Moving beyond the borders of the United States, four other scholars provide insight into the worldview of Super Bowl Sunday. To the north, Craig Greenham of the University of Windsor (Canada) compares the Grey Cup to the Super Bowl through the lenses of the Canadian media. He finds that while the Super Bowl garners a significant presence on the Canadian calendar, Canadian sports pundits continue to promote the Grey Cup as the anti-Super Bowl—a tactic that rebukes American cultural imperialism and excess. Across the Atlantic, Ian Adams of the University of Central Lancashire (UK) provides a history of American football and the Super Bowl in the British imagination. After a look into the history of American football’s development in the United Kingdom, Adams suggests that Britons regard watching the Super Bowl in the same way they view taking a one-day holiday to another land. Lars Dzikus (University of Tennessee) explores the German imagination and the Super Bowl. Using accounts from Germans who established American football leagues in Germany as well as other media accounts, Dzikus discovers that the Super Bowl was one way that Germans constructed the images, ideas, and symbols that they associated with the US. Kohei Kawashima of Musashi University, Japan, situates the growth of American football within Japanese history, society, and culture. After a discussion of the past and present status of American football in Japan, Kawashima offers his assessments of the future of the game and the Super Bowl in the Far East.
In the collection’s final essay, Mark Dyreson of Penn State University (University Park) assesses American perceptions of how the world views the US through the Super Bowl. Dyreson investigates the growing globalization of Super Bowl Sunday and discovers that most international interest exists in Canada and Mexico. Beyond that, fascination with the Super Bowl is confined to a few unique ‘glocal’ markets scattered around the world. The widespread and intense worldwide interest imagined by the NFL simply does exist. Still, Dyreson notes that in some parts of the world, especially where fascinated locals strive to establish an American football culture, the Super Bowl has become a burgeoning curiosity.

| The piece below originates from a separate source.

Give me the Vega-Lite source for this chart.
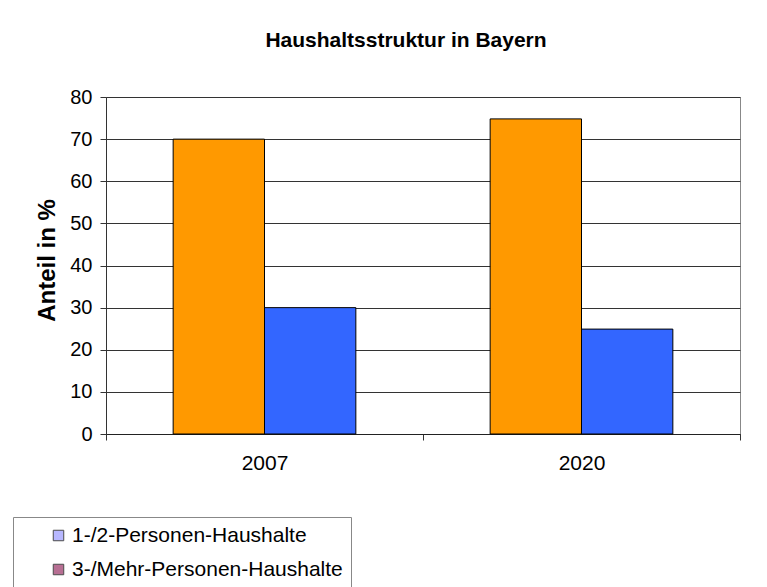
{
  "$schema": "https://vega.github.io/schema/vega-lite/v6.json",
  "width": 634,
  "height": 337,
  "autosize": {"type": "none"},
  "padding": {"left": 106, "top": 97, "right": 27, "bottom": 153},
  "background": "white",
  "title": {
    "text": "Haushaltsstruktur in Bayern",
    "fontSize": 21,
    "font": "Liberation Sans",
    "fontWeight": "bold",
    "color": "black",
    "baseline": "alphabetic",
    "offset": 19,
    "dx": -17
  },
  "data": {
    "values": [
      {"Jahr": "2007", "Gruppe": "1-/2-Personen-Haushalte", "Anteil": 70},
      {"Jahr": "2007", "Gruppe": "3-/Mehr-Personen-Haushalte", "Anteil": 30},
      {"Jahr": "2020", "Gruppe": "1-/2-Personen-Haushalte", "Anteil": 74.8},
      {"Jahr": "2020", "Gruppe": "3-/Mehr-Personen-Haushalte", "Anteil": 24.9}
    ]
  },
  "layer": [
    {
      "mark": {"type": "bar", "stroke": "black", "strokeWidth": 1},
      "encoding": {
        "x": {
          "field": "Jahr",
          "type": "nominal",
          "scale": {"paddingInner": 0, "paddingOuter": 0},
          "axis": {
            "title": null,
            "labelAngle": 0,
            "tickBand": "extent",
            "tickSize": 6,
            "tickColor": "#333",
            "domainColor": "#222",
            "labelFontSize": 21,
            "labelPadding": 12,
            "labelColor": "black",
            "grid": false
          }
        },
        "xOffset": {
          "field": "Gruppe",
          "type": "nominal",
          "scale": {"paddingInner": 0, "paddingOuter": 0.735}
        },
        "y": {
          "field": "Anteil",
          "type": "quantitative",
          "scale": {"domain": [0, 80], "nice": false},
          "axis": {
            "title": "Anteil in %",
            "titleFontSize": 24,
            "titleFontWeight": "bold",
            "titleColor": "black",
            "titleX": -59,
            "titleY": 163,
            "titleAlign": "center",
            "titleBaseline": "middle",
            "titleAngle": -90,
            "values": [0, 10, 20, 30, 40, 50, 60, 70, 80],
            "labelFontSize": 20,
            "labelColor": "black",
            "labelPadding": 8,
            "tickSize": 6,
            "tickColor": "#333",
            "domainColor": "#333",
            "grid": true,
            "gridColor": "#333",
            "gridWidth": 1
          }
        },
        "fill": {
          "field": "Gruppe",
          "type": "nominal",
          "scale": {"range": ["#ff9900", "#3366ff"]},
          "legend": null
        }
      }
    },
    {
      "transform": [{"filter": "false"}],
      "mark": {"type": "point", "shape": "square", "filled": true, "stroke": "black", "strokeWidth": 1},
      "encoding": {
        "x": {"field": "Jahr", "type": "nominal"},
        "y": {"field": "Anteil", "type": "quantitative"},
        "color": {
          "field": "Gruppe",
          "type": "nominal",
          "scale": {
            "domain": ["1-/2-Personen-Haushalte", "3-/Mehr-Personen-Haushalte"],
            "range": ["#9999ff", "#993366"]
          },
          "legend": {
            "title": null,
            "orient": "none",
            "legendX": -93,
            "legendY": 420,
            "direction": "vertical",
            "symbolType": "square",
            "symbolSize": 110,
            "symbolStrokeColor": "black",
            "symbolStrokeWidth": 1,
            "labelFontSize": 21,
            "labelLimit": 500,
            "labelColor": "black",
            "padding": 8,
            "symbolOffset": 27,
            "labelOffset": 3,
            "rowPadding": 12,
            "strokeColor": "#888888",
            "fillColor": "white"
          }
        }
      }
    }
  ],
  "config": {
    "font": "Liberation Sans",
    "view": {"stroke": "#888888", "strokeWidth": 1},
    "axis": {"labelFont": "Liberation Sans", "titleFont": "Liberation Sans"},
    "legend": {"labelFont": "Liberation Sans"}
  }
}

In its first fifty years the Super Bowl has evolved in the United States from just another championship football game to the largest and in some ways the most significant shared experience in American culture. As the NFL and the US television networks that stage the spectacle seek to globalize their product, they have met more indifference than resistance. For American audiences, the halcyon days of the Super Bowl were not in the 1960s when the game first sprang to life. The ‘golden age’ began in the last two decades of the twentieth century and has continued into the twenty-first century, a period in which the Super Bowl became an indelible component of the nation’s culture. Whether over the next half-century the NFL and US television corporations can create a global interest in American football remains to be seen.